Realmark managing director John Percudani has observed this within WA due to the strong rental market, prospect of good yields and relatively affordable property.
According to the data, November had the highest loan figures on record, peaking at 2,211.
Mr Percudani said if the investor activity continues to perform at a high rate, we should see an improvement in the current supply and demand in the rental market.
However, REIWA advised that their data does not yet show an increase in the number of rental properties, indicating that the imbalance remains for now.
While loans to investors experienced a surge, the number of new owner-occupied loans witnessed a decline by 12.25 per cent compared to the previous year.
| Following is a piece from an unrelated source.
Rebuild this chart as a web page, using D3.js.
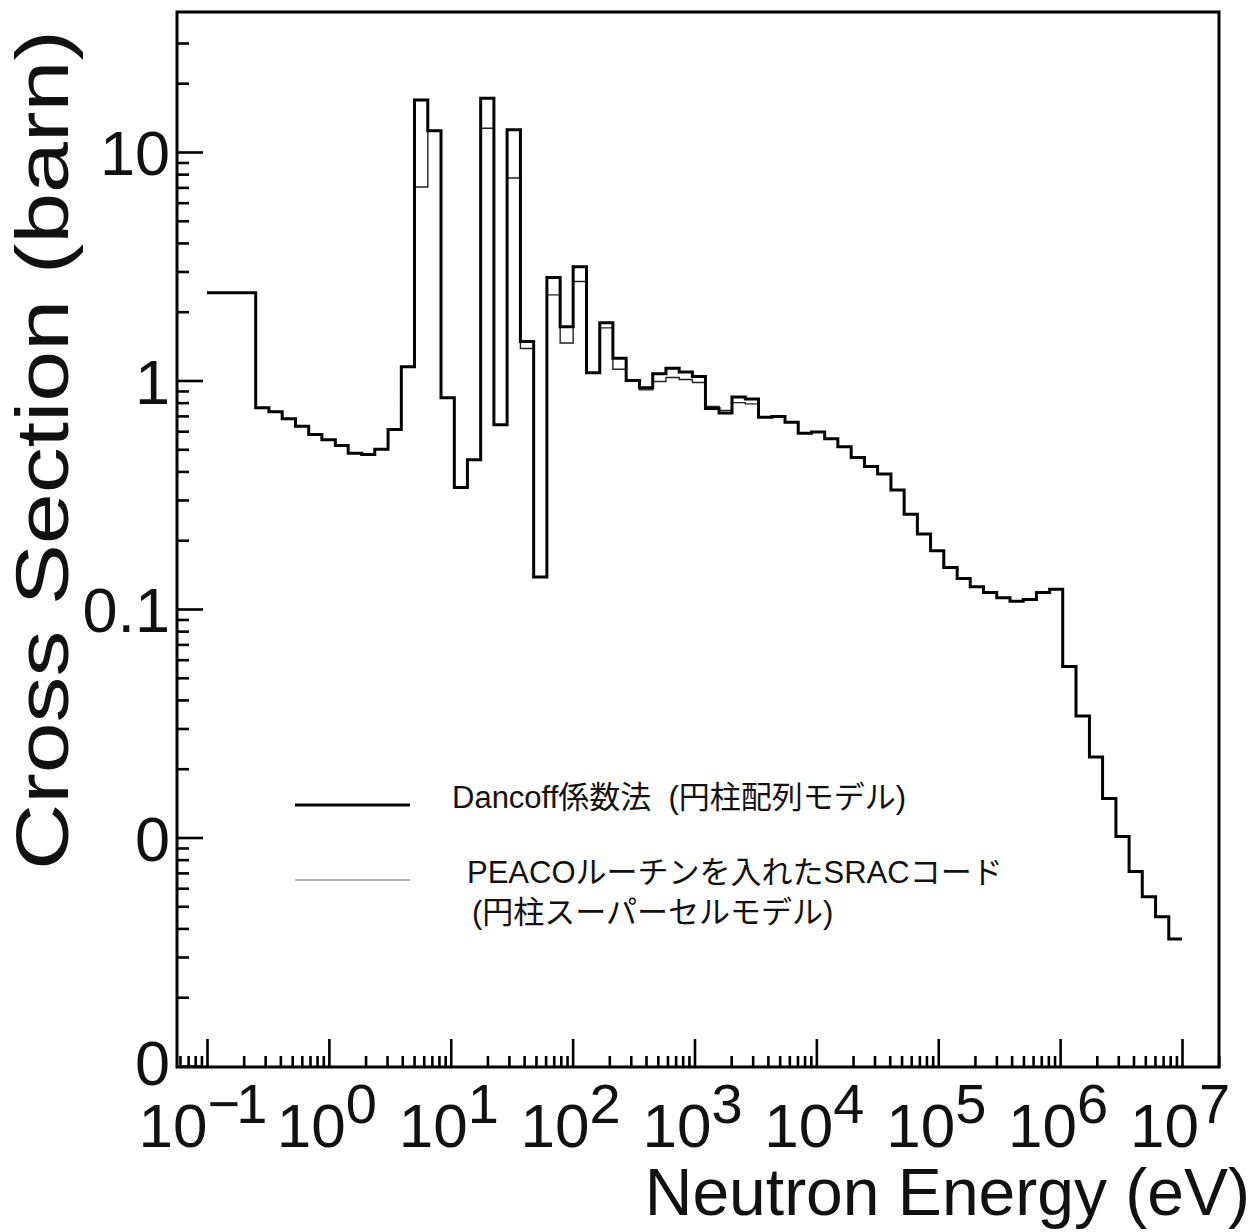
<!DOCTYPE html>
<html>
<head>
<meta charset="utf-8">
<script src="https://cdn.jsdelivr.net/npm/d3@7"></script>
<style>
    body { margin: 0; background: #fff; }
    svg { display: block; }
    text { font-family: "Liberation Sans", Arial, Helvetica, "Noto Sans CJK JP", sans-serif; fill: #111; }
</style>
</head>
<body>
<div id="chart"></div>
<script>
// group boundaries (eV), lowest to highest
var energyEdges = [0.1, 0.251, 0.322, 0.414, 0.532, 0.683, 0.876, 1.13, 1.44, 1.86, 2.38, 3.06, 3.93, 5.04,
    6.48, 8.32, 10.7, 13.7, 17.6, 22.6, 29.0, 37.3, 47.9, 61.5, 79.0, 101, 130, 167, 214, 275, 354, 454,
    583, 749, 961, 1230, 1590, 2030, 2610, 3350, 4310, 5530, 7100, 9120, 11700, 15000, 19300, 24800,
    31800, 40900, 52500, 67400, 86500, 111000, 143000, 183000, 235000, 302000, 388000, 498000, 639000,
    821000, 1050000, 1350000, 1740000, 2230000, 2870000, 3680000, 4720000, 6070000, 7790000, 10000000];

// group cross sections (barn) - Dancoff method (thick line)
var dancoffXS = [2.42, 0.76, 0.73, 0.68, 0.63, 0.58, 0.55, 0.52, 0.48, 0.475, 0.50, 0.61, 1.15,
    16.9, 12.4, 0.84, 0.34, 0.45, 17.2, 0.64, 12.5, 1.48, 0.138, 2.82, 1.72, 3.15,
    1.08, 1.79, 1.25, 1.0, 0.93, 1.07, 1.13, 1.09, 1.04, 0.755, 0.72, 0.846, 0.83,
    0.69, 0.695, 0.657, 0.587, 0.595, 0.556, 0.513, 0.46, 0.42, 0.39, 0.332, 0.26, 0.213,
    0.18, 0.152, 0.136, 0.125, 0.118, 0.112, 0.108, 0.11, 0.118, 0.122,
    0.056, 0.034, 0.0225, 0.0148, 0.0101, 0.0071, 0.0055, 0.0045, 0.0036];

// PEACO / SRAC (thin line)
var peacoXS = [2.42, 0.76, 0.73, 0.68, 0.63, 0.58, 0.55, 0.52, 0.48, 0.475, 0.50, 0.61, 1.15,
    7.03, 12.4, 0.84, 0.34, 0.45, 12.7, 0.64, 7.7, 1.38, 0.138, 2.37, 1.46, 2.71,
    1.08, 1.70, 1.12, 1.0, 0.91, 0.99, 1.03, 1.01, 0.98, 0.77, 0.74, 0.80, 0.79,
    0.69, 0.695, 0.657, 0.587, 0.595, 0.556, 0.513, 0.46, 0.42, 0.39, 0.332, 0.26, 0.213,
    0.18, 0.152, 0.136, 0.125, 0.118, 0.112, 0.108, 0.11, 0.118, 0.122,
    0.056, 0.034, 0.0225, 0.0148, 0.0101, 0.0071, 0.0055, 0.0045, 0.0036];

var xTickValues = [0.1, 1, 10, 100, 1e3, 1e4, 1e5, 1e6, 1e7];
var xTickExponents = ["\u22121", "0", "1", "2", "3", "4", "5", "6", "7"];
var yTickValues = [0.001, 0.01, 0.1, 1, 10];
var yTickLabels = ["0", "0", "0.1", "1", "10"];

var legendLabels = ["Dancoff係数法  (円柱配列モデル)", "PEACOルーチンを入れたSRACコード", "(円柱スーパーセルモデル)"];

var totalWidth = 1259;
var totalHeight = 1232;
var frame = { left: 177, top: 12, right: 1219, bottom: 1067 };

var svg = d3.select('#chart').append('svg')
    .attr('width', totalWidth)
    .attr('height', totalHeight);

var xScale = d3.scaleLog().domain([0.1, 1e7]).range([207, 1182]);
var yScale = d3.scaleLog().domain([0.001, 10]).range([1066, 152]);

function inFrameX(v) { var p = xScale(v); return p > frame.left + 1 && p <= frame.right; }
function inFrameY(v) { var p = yScale(v); return p < frame.bottom - 1 && p > frame.top + 8; }

// minor ticks 2..9 in every decade
var xMinor = [], yMinor = [];
for (var k = -2; k <= 7; k++) {
    for (var m = 2; m <= 9; m++) {
        var v = m * Math.pow(10, k);
        if (inFrameX(v)) xMinor.push(v);
    }
}
for (var k = -3; k <= 1; k++) {
    for (var m = 2; m <= 9; m++) {
        var v = m * Math.pow(10, k);
        if (inFrameY(v)) yMinor.push(v);
    }
}

// x axis ticks (pointing up into the plot)
var xMinorGroup = svg.append('g').attr('transform', 'translate(0,' + frame.bottom + ')')
    .call(d3.axisBottom(xScale).tickValues(xMinor).tickSize(-11).tickFormat(''));
var xMajorGroup = svg.append('g').attr('transform', 'translate(0,' + frame.bottom + ')')
    .call(d3.axisBottom(xScale).tickValues(xTickValues).tickSize(-28).tickFormat(''));

// y axis ticks (pointing right into the plot)
var yMinorGroup = svg.append('g').attr('transform', 'translate(' + frame.left + ',0)')
    .call(d3.axisLeft(yScale).tickValues(yMinor).tickSize(-12).tickFormat(''));
var yMajorGroup = svg.append('g').attr('transform', 'translate(' + frame.left + ',0)')
    .call(d3.axisLeft(yScale).tickValues(yTickValues).tickSize(-26).tickPadding(7)
        .tickFormat(function(d, i) { return yTickLabels[i]; }));

[xMinorGroup, xMajorGroup, yMinorGroup, yMajorGroup].forEach(function(g) {
    g.selectAll('.domain').remove();
    g.selectAll('line').attr('stroke', '#000').attr('stroke-width', 2.6);
});
yMajorGroup.selectAll('text')
    .attr('font-size', 63)
    .attr('dy', (d, i) => i === 0 ? '0.3em' : '0.36em')
    .attr('fill', '#111')
    .style('font-family', '"Liberation Sans", Arial, sans-serif');

// x tick labels: 10 with exponent
var xLabels = svg.append('g').selectAll('text')
    .data(xTickValues)
    .enter()
    .append('text')
    .attr('x', (d, i) => xScale(d) - (i === 0 ? 6 : 2))
    .attr('y', 1147)
    .attr('text-anchor', 'middle')
    .attr('font-size', 62);
xLabels.append('tspan').text('10');
xLabels.append('tspan')
    .attr('dy', -24)
    .attr('font-size', 56)
    .attr('letter-spacing', (d, i) => i === 0 ? -4 : 0)
    .text((d, i) => xTickExponents[i]);

// frame
svg.append('rect')
    .attr('x', frame.left)
    .attr('y', frame.top)
    .attr('width', frame.right - frame.left)
    .attr('height', frame.bottom - frame.top)
    .attr('fill', 'none')
    .attr('stroke', '#000')
    .attr('stroke-width', 3);

// step histograms
function stepPoints(values) {
    var pts = values.map(function(v, i) { return { e: energyEdges[i], v: v }; });
    pts.push({ e: energyEdges[values.length], v: values[values.length - 1] });
    return pts;
}
var stepLine = d3.line()
    .x(d => xScale(d.e))
    .y(d => yScale(d.v))
    .curve(d3.curveStepAfter);

svg.append('path')
    .datum(stepPoints(peacoXS))
    .attr('d', stepLine)
    .attr('fill', 'none')
    .attr('stroke', '#222')
    .attr('stroke-width', 1.4);

svg.append('path')
    .datum(stepPoints(dancoffXS))
    .attr('d', stepLine)
    .attr('fill', 'none')
    .attr('stroke', '#000')
    .attr('stroke-width', 3);

// legend
var legend = svg.append('g');
legend.append('line')
    .attr('x1', 295).attr('x2', 410)
    .attr('y1', 805).attr('y2', 805)
    .attr('stroke', '#000').attr('stroke-width', 3);
legend.append('line')
    .attr('x1', 295).attr('x2', 410)
    .attr('y1', 880).attr('y2', 880)
    .attr('stroke', '#999').attr('stroke-width', 1.6);
legend.append('text')
    .attr('x', 452).attr('y', 808)
    .attr('font-size', 31)
    .style('white-space', 'pre')
    .text(legendLabels[0]);
legend.append('text')
    .attr('x', 467).attr('y', 883)
    .attr('font-size', 31)
    .text(legendLabels[1]);
legend.append('text')
    .attr('x', 472).attr('y', 923)
    .attr('font-size', 31)
    .text(legendLabels[2]);

// axis titles
svg.append('text')
    .attr('transform', 'translate(68,450) rotate(-90)')
    .attr('text-anchor', 'middle')
    .attr('font-size', 74)
    .attr('textLength', 840)
    .attr('lengthAdjust', 'spacingAndGlyphs')
    .text('Cross Section (barn)');

svg.append('text')
    .attr('x', 1250)
    .attr('y', 1215)
    .attr('text-anchor', 'end')
    .attr('font-size', 66)
    .text('Neutron Energy (eV)');
</script>
</body>
</html>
There was also a decline in new builds, existing dwellings, and land.
In 2023, owner occupied loans for existing dwellings accounted for 71 per cent, with only 13 per cent allocated to new builds.
This is a shift from 2021, where new builds accounted for 22 percent of the loans, with existing dwellings at 63 per cent.
“A contributing factor to the new build loans decreasing would be due to the State and Federal Government COVID building incentives ending,” he said.
“As well as the increase in the cost of construction and the huge delay in completion times, making many people lose confidence in the building industry.”
The data also reveals a decrease in the number of new loans to owner occupied first home buyers by 12 per cent in 2023, although they still represent 35 percent of new owner-occupied loans.
“It comes as no surprise considering the competitive market, interest rate hikes and the conclusion of the building incentives,” he said.